Au sein du Parti républicain, aucune de ces révélations n’a eu d’impact visible sur la popularité immense de la nomination de Palin parmi ceux qui étaient présents à la convention de Minneapolis. La raison en est que la « base » du parti est composée en grande partie par la droite chrétienne qui considère Palin comme l’une des leurs.

Cette couche a fortement dicté la plateforme républicaine, y compris une politique d’immigration qui appelle à des déportations de masse, à la construction d’un mur entre les Etats-Unis et le Mexique et à la reconnaissance de l’anglais comme langue officielle, s’arrêtant de justesse à un retrait de la citoyenneté américaine pour les enfants d’immigrés sans documents nés sur le territoire américain. A présent, elle se réjouit de la perspective qui verra une politicienne de droite intégriste chrétienne à « deux pas » de pouvoir assumer la fonction de « grand commandeur ».  

Ce qui est plus important, ni Obama, ni aucune partie de la direction du Parti démocrate n’a eu le courage de faire de ces liens une question politique.
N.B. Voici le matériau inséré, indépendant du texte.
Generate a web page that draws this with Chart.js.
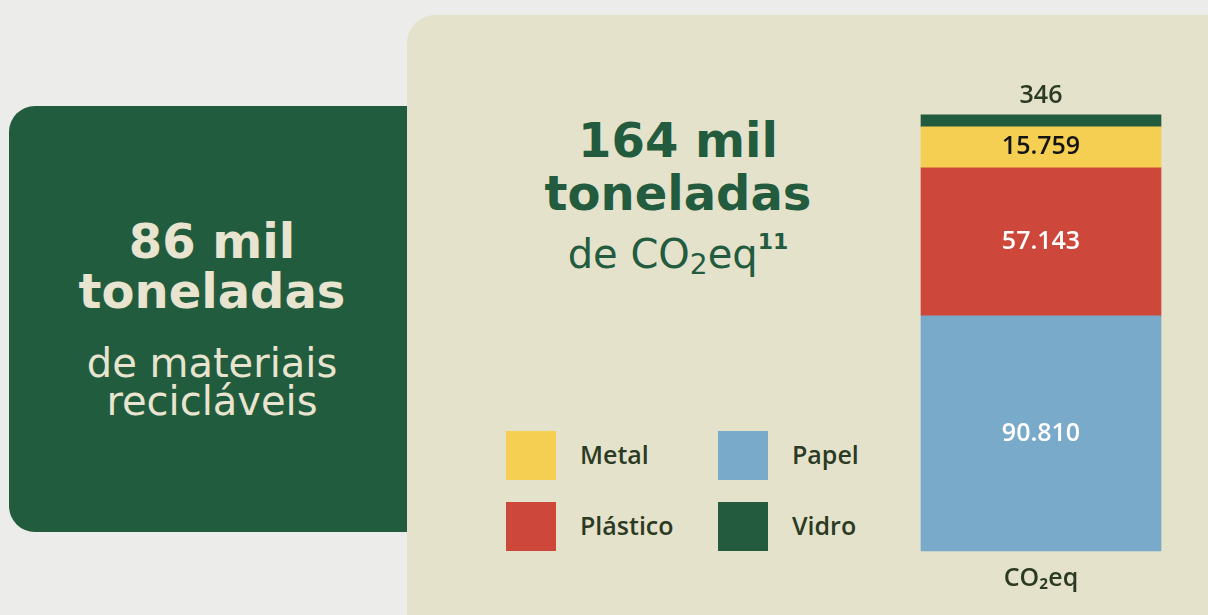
<!DOCTYPE html>
<html lang="pt-BR">
<head>
<meta charset="utf-8">
<title>Materiais recicláveis e CO2eq</title>
<script src="https://cdn.jsdelivr.net/npm/chart.js@4.4.1/dist/chart.umd.min.js"></script>
<style>
  html, body { margin: 0; padding: 0; }
  body {
    width: 1208px; height: 615px; overflow: hidden; position: relative;
    background: #ececea;
    font-family: "DejaVu Sans", "Noto Sans", sans-serif;
  }
  .left-box {
    position: absolute; left: 9px; top: 106px; width: 440px; height: 426px;
    background: #225c3e; border-radius: 26px;
  }
  .panel {
    position: absolute; left: 407px; top: 15px; width: 830px; height: 630px;
    background: #e5e2cc; border-radius: 28px;
  }
  .line { position: absolute; line-height: 1; white-space: nowrap; text-align: center; }
  .cream { color: #e8e4cf; }
  .dark { color: #225b3d; }
  .big { font-size: 48px; font-weight: bold; }
  .mid { font-size: 40px; font-weight: normal; }
  .mid sub { font-size: 0.7em; vertical-align: -0.22em; line-height: 0; }
  .mid sup { font-size: 0.55em; vertical-align: 0.85em; line-height: 0; font-weight: bold; }
  #legend {
    position: absolute; left: 506px; top: 431px;
    display: grid; grid-template-columns: 212px 212px; row-gap: 22px;
  }
  .item { display: flex; align-items: center; height: 49px; }
  .swatch { width: 50px; height: 49px; margin-right: 24px; }
  .item span { font-family: "Open Sans", sans-serif; font-weight: 600; font-size: 25px; color: #2b3a22; margin-top: -3px; }
  #wrap { position: absolute; left: 900px; top: 60px; width: 280px; height: 547px; }
</style>
</head>
<body>
<div class="left-box"></div>
<div class="line cream big" style="left:12px; width:400px; top:217px;">86 mil</div>
<div class="line cream big" style="left:12px; width:400px; top:267px;">toneladas</div>
<div class="line cream mid" style="left:12px; width:400px; top:343px;">de materiais</div>
<div class="line cream mid" style="left:12px; width:400px; top:381px;">recicláveis</div>

<div class="panel"></div>
<div class="line dark big" style="left:478px; width:400px; top:116px;">164 mil</div>
<div class="line dark big" style="left:478px; width:400px; top:169px;">toneladas</div>
<div class="line dark mid" style="left:478px; width:400px; top:234px;">de CO<sub>2</sub>eq<sup>11</sup></div>

<div id="legend"></div>
<div id="wrap"><canvas id="co2Chart"></canvas></div>

<script>
// dados (toneladas de CO2eq), de baixo para cima na pilha
const categories = ['CO₂eq'];
const materials = ['Papel', 'Plástico', 'Metal', 'Vidro'];
const values = [90810, 57143, 15759, 346];
const legendOrder = ['Metal', 'Papel', 'Plástico', 'Vidro'];

const colors = ['#7aaac9', '#cd473b', '#f5cf52', '#225b3d'];
const labelColors = ['#ffffff', '#ffffff', '#141414', '#2b3a22'];

function fmt(n) {
  return String(n).replace(/\B(?=(\d{3})+(?!\d))/g, '.');
}

// legenda em grade 2x2
const legendEl = document.getElementById('legend');
legendOrder.forEach(function(name) {
  const i = materials.indexOf(name);
  const item = document.createElement('div');
  item.className = 'item';
  item.innerHTML = '<div class="swatch" style="background:' + colors[i] + '"></div><span>' + name + '</span>';
  legendEl.appendChild(item);
});

const total = values.reduce((a, b) => a + b, 0);

const valueLabels = {
  id: 'valueLabels',
  afterDatasetsDraw(chart) {
    const ctx = chart.ctx;
    ctx.save();
    ctx.font = '600 25px "Open Sans", sans-serif';
    ctx.textAlign = 'center';
    ctx.textBaseline = 'middle';
    chart.data.datasets.forEach(function(ds, i) {
      const bar = chart.getDatasetMeta(i).data[0];
      ctx.fillStyle = labelColors[i];
      let y = (bar.y + bar.base) / 2;
      if (i === values.length - 1) y = bar.y - 19; // Vidro fica acima da barra
      ctx.fillText(fmt(ds.data[0]), bar.x, y);
    });
    ctx.restore();
  }
};

const ctx = document.getElementById('co2Chart').getContext('2d');
const co2Chart = new Chart(ctx, {
  type: 'bar',
  data: {
    labels: categories,
    datasets: materials.map(function(name, i) {
      return {
        label: name,
        data: [values[i]],
        backgroundColor: colors[i],
        borderWidth: 0,
        barPercentage: 1,
        categoryPercentage: 1,
        minBarLength: i === values.length - 1 ? 12 : 0,
        clip: false
      };
    })
  },
  options: {
    responsive: true,
    maintainAspectRatio: false,
    animation: false,
    layout: { padding: { left: 21, right: 19, top: 66, bottom: 0 } },
    plugins: { legend: { display: false }, tooltip: { enabled: false } },
    scales: {
      x: {
        stacked: true,
        grid: { display: false, drawTicks: false },
        border: { display: false },
        ticks: { color: '#2b3a22', padding: 13, font: { family: '"Open Sans", sans-serif', size: 25, weight: '600' } }
      },
      y: {
        stacked: true,
        display: false,
        min: 0,
        max: total
      }
    }
  },
  plugins: [valueLabels]
});
</script>
</body>
</html>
On pourrait aisément monter une campagne révélant la menace qu’une telle politique basée sur la religion pose aux droits démocratiques élémentaires en Amérique. Un sondage d’opinion réalisé par le Pew Research Center le mois dernier montrait qu’une nette majorité d’Américains était en faveur d’une séparation de l’Eglise et de l’Etat et exprimait l’opinion que les églises devaient rester en dehors de la politique.

Il y a des millions et des millions de salariés à qui des politiciens de droite, se servant d’un discours religieux pour justifier l’inégalité sociale, les guerres d’agression, les réductions d’impôts pour les riches et autres revendications de l’élite financière, font avaler du christianisme intégriste et qui en ont plein le dos.  

Et pourtant, les démocrates n’ont aucune intention de faire appel à ces sentiments et de mettre la droite chrétienne au défi. Leur objectif est bien plutôt de lui faire concurrence et d’obtenir des votes en s’y adaptant. C’est la source réelle de la délicatesse avec laquelle les démocrates traitent la nomination de Palin.

La convention républicaine, le caractère d’extrême droite de la campagne présidentielle républicaine et le silence lâche et complice du Parti démocrate souligne l’immense danger pour la classe ouvrière que représente le monopole politique bipartite exercé par les deux partis contrôlés par le grand patronat.